Jenner_brian_4 Brian Jenner is the Conservative prospective councillor for Kinson North in Bournemouth. He shares some of his insights after several weeks of hard work.

1) Canvassing must be fun

If you want to retain keen volunteers, there has to be a payoff. You’d be amazed at how enthusiastic the 20-30 year olds are. Get lots of people out so it’s light work and a social event. Be sure to balance pain (90 minutes campaigning) with pleasure (an hour in the café/pub having a debrief).

2) Beware armchair generals

Use email to confirm arrangements, but don’t fire off emails indiscriminately telling people what they should be doing – it annoys and upsets them. In politics you have to talk to people on the phone or face-to-face and work out what they’re feeling. You’re in the persuading business.

3) Timings

Decide when a meeting will end at the beginning of the meeting. Never go over time.

4) Meet in smart places

‘Old’ Conservatives love meeting in cold church halls, seedy Conservative Clubs or dingy offices. It’s their brand values. This puts off women and smart people from joining. We are the beautiful people now. We meet in pleasant cafés and modern conference facilities. As far as possible, get the oldies into these environments. Good luck.

5) Say Hi to the Lib Dems

The Lib Dems are rattled by the ‘new’ Tories. Don’t spoil it by being ungracious towards them. They’ve peaked and they know it. Demoralise them by working harder and wave to them as they sink in the polls.

6) Do something different

The amazing thing about the “Old” Tories is how they find brilliant reasons for keeping things exactly the same.

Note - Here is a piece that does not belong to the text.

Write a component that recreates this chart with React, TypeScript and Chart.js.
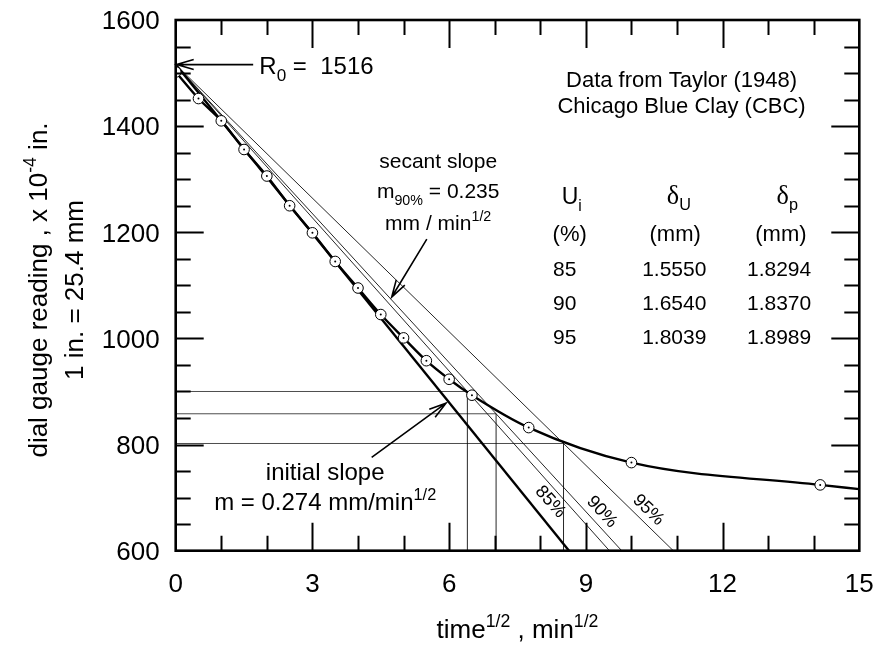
import React, { useEffect, useRef } from "react";
import { Chart, registerables } from "chart.js";

Chart.register(...registerables);

// ---------------- DATA ----------------
const timeSqrt = [0, 0.5, 1, 1.5, 2, 2.5, 3, 3.5, 4, 4.5, 5, 5.5, 6, 6.5, 7.746, 10, 14.142];
const dialReading = [1502, 1452, 1410, 1356, 1306, 1250, 1199, 1145, 1095, 1045, 1001, 958, 923, 893, 832, 766, 724];
const curveEndX = [15];
const curveEndY = [716];
const R0 = 1516;
const initialSlopeIntercept = 8.63; // x where initial slope line reaches 600
const uPercent = [85, 90, 95];
const uLabels = ["85", "90", "95"];
const deltaU = ["1.5550", "1.6540", "1.8039"];
const deltaP = ["1.8294", "1.8370", "1.8989"];
const tU = [6.4, 7.03, 8.51];
const readingU = [900, 858, 802];
const xTickValues = [0, 3, 6, 9, 12, 15];
const yTickValues = [600, 800, 1000, 1200, 1400, 1600];
const X_MIN = 0, X_MAX = 15, Y_MIN = 600, Y_MAX = 1600;

// ---------------- STYLE ----------------
const FONT = "'Liberation Sans', Arial, Helvetica, sans-serif";
const SERIF = "'Liberation Serif', 'DejaVu Serif', serif";

type Seg = { t: string; k?: "n" | "sup" | "sub"; f?: string; s?: number };

function drawRich(ctx: CanvasRenderingContext2D, segs: Seg[], x: number, y: number, align: string, size: number) {
  const parts = segs.map((sg) => {
    const k = sg.k || "n";
    const sz = (sg.s ?? 1) * (k === "n" ? size : size * 0.68);
    const font = `${sz}px ${sg.f || FONT}`;
    ctx.font = font;
    const w = ctx.measureText(sg.t).width;
    const dy = k === "sup" ? -size * 0.42 : k === "sub" ? size * 0.3 : 0;
    return { t: sg.t, font, w, dy };
  });
  const total = parts.reduce((a, p) => a + p.w, 0);
  let cx = align === "center" ? x - total / 2 : align === "right" ? x - total : x;
  ctx.textAlign = "left";
  ctx.textBaseline = "alphabetic";
  for (const p of parts) {
    ctx.font = p.font;
    ctx.fillText(p.t, cx, y + p.dy);
    cx += p.w;
  }
}

function drawArrow(ctx: CanvasRenderingContext2D, x1: number, y1: number, x2: number, y2: number, lw: number) {
  const ang = Math.atan2(y2 - y1, x2 - x1);
  const hl = 17, hw = 5;
  ctx.save();
  ctx.strokeStyle = "#000";
  ctx.lineWidth = lw;
  ctx.beginPath();
  ctx.moveTo(x1, y1);
  ctx.lineTo(x2, y2);
  const bx = x2 - hl * Math.cos(ang), by = y2 - hl * Math.sin(ang);
  const px = -Math.sin(ang) * hw, py = Math.cos(ang) * hw;
  ctx.moveTo(bx + px, by + py);
  ctx.lineTo(x2, y2);
  ctx.lineTo(bx - px, by - py);
  ctx.stroke();
  ctx.restore();
}

const overlay = {
  id: "overlay",
  afterDraw(chart: any) {
    const ctx: CanvasRenderingContext2D = chart.ctx;
    const xs = chart.scales.x, ys = chart.scales.y;
    const X = (v: number) => xs.getPixelForValue(v);
    const Y = (v: number) => ys.getPixelForValue(v);
    const { left, right, top, bottom } = chart.chartArea;
    ctx.save();
    ctx.fillStyle = "#000";
    ctx.strokeStyle = "#000";

    // ticks (inward)
    ctx.lineWidth = 2;
    ctx.beginPath();
    for (let v = X_MIN + 1; v < X_MAX; v += 1) {
      const len = v % 3 === 0 ? 28 : 15;
      const p = Math.round(X(v)) + 0.5;
      ctx.moveTo(p, bottom); ctx.lineTo(p, bottom - len);
      ctx.moveTo(p, top); ctx.lineTo(p, top + len);
    }
    for (let v = Y_MIN + 50; v < Y_MAX; v += 50) {
      const len = v % 200 === 0 ? 28 : 15;
      const p = Math.round(Y(v)) + 0.5;
      ctx.moveTo(left, p); ctx.lineTo(left + len, p);
      ctx.moveTo(right, p); ctx.lineTo(right - len, p);
    }
    ctx.stroke();

    // frame
    ctx.lineWidth = 2.6;
    ctx.strokeRect(left, top, right - left, bottom - top);

    // tick labels
    xTickValues.forEach((v) => drawRich(ctx, [{ t: String(v) }], X(v), bottom + 41, "center", 26));
    yTickValues.forEach((v) => drawRich(ctx, [{ t: String(v) }], left - 16, Y(v) + 9.3, "right", 26));

    // R0 arrow + label
    drawArrow(ctx, X(1.7), Y(R0), X(0) + 1, Y(R0), 1.6);
    drawRich(ctx, [{ t: "R" }, { t: "0", k: "sub", s: 1.05 }, { t: " =  " + R0 }], X(1.835), Y(1498), "left", 24);

    // data source
    drawRich(ctx, [{ t: "Data from Taylor (1948)" }], X(11.1), Y(1473), "center", 22);
    drawRich(ctx, [{ t: "Chicago Blue Clay (CBC)" }], X(11.1), Y(1424), "center", 22);

    // secant slope annotation
    drawRich(ctx, [{ t: "secant slope" }], X(5.76), Y(1322), "center", 21);
    drawRich(ctx, [{ t: "m" }, { t: "90%", k: "sub" }, { t: " = 0.235" }], X(5.76), Y(1264), "center", 21);
    drawRich(ctx, [{ t: "mm / min" }, { t: "1/2", k: "sup" }], X(5.76), Y(1205), "center", 21);
    drawArrow(ctx, X(5.51), Y(1187), X(4.74), Y(1078), 1.6);

    // initial slope annotation
    drawRich(ctx, [{ t: "initial slope" }], X(3.28), Y(734), "center", 24);
    drawRich(ctx, [{ t: "m = 0.274 mm/min" }, { t: "1/2", k: "sup" }], X(3.28), Y(676), "center", 24);
    drawArrow(ctx, X(4.3), Y(776), X(5.93), Y(878), 1.6);

    // table
    drawRich(ctx, [{ t: "U" }, { t: "i", k: "sub" }], X(8.47), Y(1254), "left", 23);
    drawRich(ctx, [{ t: "δ", f: SERIF, s: 1.25 }, { t: "U", k: "sub", s: 1.14 }], X(11.04), Y(1254), "center", 21);
    drawRich(ctx, [{ t: "δ", f: SERIF, s: 1.25 }, { t: "p", k: "sub", s: 1.14 }], X(13.42), Y(1254), "center", 21);
    drawRich(ctx, [{ t: "(%)" }], X(8.27), Y(1184), "left", 22);
    drawRich(ctx, [{ t: "(mm)" }], X(10.96), Y(1184), "center", 22);
    drawRich(ctx, [{ t: "(mm)" }], X(13.28), Y(1184), "center", 22);
    const rowY = [1118.5, 1054.4, 990.3];
    uLabels.forEach((u, i) => {
      drawRich(ctx, [{ t: u }], X(8.28), Y(rowY[i]), "left", 21);
      drawRich(ctx, [{ t: deltaU[i] }], X(10.94), Y(rowY[i]), "center", 21);
      drawRich(ctx, [{ t: deltaP[i] }], X(13.24), Y(rowY[i]), "center", 21);
    });

    // percentage labels along secant lines
    const pctPos = [[8.22, 692], [9.35, 673], [10.37, 676.5]];
    uPercent.forEach((u, i) => {
      const xi = tU[i] * (R0 - Y_MIN) / (R0 - readingU[i]);
      const ang = Math.atan2(Y(Y_MIN) - Y(R0), X(xi) - X(0));
      ctx.save();
      ctx.translate(X(pctPos[i][0]), Y(pctPos[i][1]));
      ctx.rotate(ang);
      ctx.font = `18px ${FONT}`;
      ctx.textAlign = "center";
      ctx.textBaseline = "middle";
      ctx.fillText(u + "%", 0, 0);
      ctx.restore();
    });

    // axis titles
    drawRich(ctx, [{ t: "time" }, { t: "1/2", k: "sup" }, { t: " , min" }, { t: "1/2", k: "sup" }], (left + right) / 2, 638, "center", 26);
    ctx.save();
    ctx.translate(47, 290);
    ctx.rotate(-Math.PI / 2);
    drawRich(ctx, [{ t: "dial gauge reading , x 10" }, { t: "-4", k: "sup" }, { t: " in." }], 0, 0, "center", 26);
    ctx.restore();
    ctx.save();
    ctx.translate(83, 290);
    ctx.rotate(-Math.PI / 2);
    drawRich(ctx, [{ t: "1 in. = 25.4 mm" }], 0, 0, "center", 26);
    ctx.restore();

    ctx.restore();
  },
};

export default function App() {
  const ref = useRef<HTMLCanvasElement>(null);
  useEffect(() => {
    document.body.style.margin = "0";
    const pts = timeSqrt.map((x, i) => ({ x, y: dialReading[i] }));
    const curve = pts.concat(curveEndX.map((x, i) => ({ x, y: curveEndY[i] })));
    const thin = { showLine: true, pointRadius: 0, borderColor: "rgba(0,0,0,0.85)", borderWidth: 1, tension: 0 };
    const secants = uPercent.map((u, i) => ({
      ...thin,
      label: `${u}% secant`,
      order: 5,
      data: [
        { x: 0, y: R0 },
        { x: tU[i] * (R0 - Y_MIN) / (R0 - readingU[i]), y: Y_MIN },
      ],
    }));
    const horiz = uPercent.map((u, i) => ({
      ...thin,
      label: `${u}% h`,
      order: 6,
      borderColor: "rgba(0,0,0,0.7)",
      data: [{ x: 0, y: readingU[i] }, { x: tU[i], y: readingU[i] }],
    }));
    const vert = uPercent.map((u, i) => ({
      ...thin,
      label: `${u}% v`,
      order: 6,
      data: [{ x: tU[i], y: Y_MIN }, { x: tU[i], y: readingU[i] }],
    }));
    const chart = new Chart(ref.current as HTMLCanvasElement, {
      type: "scatter",
      data: {
        datasets: [
          {
            label: "dots",
            order: 0,
            data: pts,
            pointRadius: 1,
            pointBackgroundColor: "#000",
            pointBorderWidth: 0,
            showLine: false,
          } as any,
          {
            label: "readings",
            order: 1,
            data: pts,
            pointRadius: 5.3,
            pointBackgroundColor: "#fff",
            pointBorderColor: "#000",
            pointBorderWidth: 1,
            showLine: false,
          },
          {
            type: "line",
            label: "curve",
            order: 2,
            data: curve,
            borderColor: "#000",
            borderWidth: 2.4,
            pointRadius: 0,
            cubicInterpolationMode: "monotone",
          } as any,
          {
            label: "initial slope",
            order: 3,
            data: [{ x: 0, y: R0 }, { x: initialSlopeIntercept, y: Y_MIN }],
            showLine: true,
            pointRadius: 0,
            borderColor: "#000",
            borderWidth: 2.4,
          },
          ...secants,
          ...horiz,
          ...vert,
        ] as any,
      },
      options: {
        animation: false,
        responsive: false,
        maintainAspectRatio: false,
        layout: { padding: { left: 0, right: 17.7, top: 20, bottom: 0 } },
        plugins: { legend: { display: false }, tooltip: { enabled: false } },
        scales: {
          x: {
            type: "linear",
            min: X_MIN,
            max: X_MAX,
            afterBuildTicks: (s: any) => { s.ticks = xTickValues.map((v) => ({ value: v })); },
            afterFit: (s: any) => { s.height = 102.3; },
            grid: { display: false, drawTicks: false },
            border: { display: false },
            ticks: { display: false },
          },
          y: {
            type: "linear",
            min: Y_MIN,
            max: Y_MAX,
            afterBuildTicks: (s: any) => { s.ticks = yTickValues.map((v) => ({ value: v })); },
            afterFit: (s: any) => { s.width = 175.7; },
            grid: { display: false, drawTicks: false },
            border: { display: false },
            ticks: { display: false },
          },
        },
      } as any,
      plugins: [overlay],
    });
    return () => chart.destroy();
  }, []);
  return (
    <div style={{ width: 877, height: 653 }}>
      <canvas ref={ref} width={877} height={653} style={{ width: 877, height: 653, display: "block" }} />
    </div>
  );
}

TreelogoTry some subversive techniques. For example, get into the office in the middle of the night and put up a picture on David Cameron on the wall. Commission a rogue sign-writer to paint the new logo on the front of the office on a Sunday, or change the terribly unhelpful Association answering machine message, when the Agent is out at lunch.

7) Dealing with doubters

When people ask, what party are you from? I say a new party. I explain that history shows that every 30 years political parties have to go back to the drawing board. We’ve been smug and arrogant in the past, but now there’s a new generation in charge. Would you be interested in joining?

8) Answering on the doorstep

When people tell me they’re voting Lib Dem, I say, “I respect you for that. They’ve taught us some lessons about pavement politics. They’re decent people. Trouble is they’re not the types to run their own businesses. They don’t tend to know much about finances. The kind of people we’re recruiting to our Party are bright and effective people. Take another look.”

9) Respect people’s other commitments

People have families and they have jobs. Negotiate what time they are able to devote to the campaign and ask them when they like to be contacted. Taking calls at work can be terribly disruptive.

10) Be gentle

There is only one mode of dealing with your colleagues in a voluntary association: appreciation. You can’t tell people off. You can’t tell them their faults. You can’t force them to do anything.  The only way to put a stop to dysfunctional behaviour is not to tolerate it. If someone abuses you, put down your leaflets and go home. It’s a powerful way to send the message that things must change.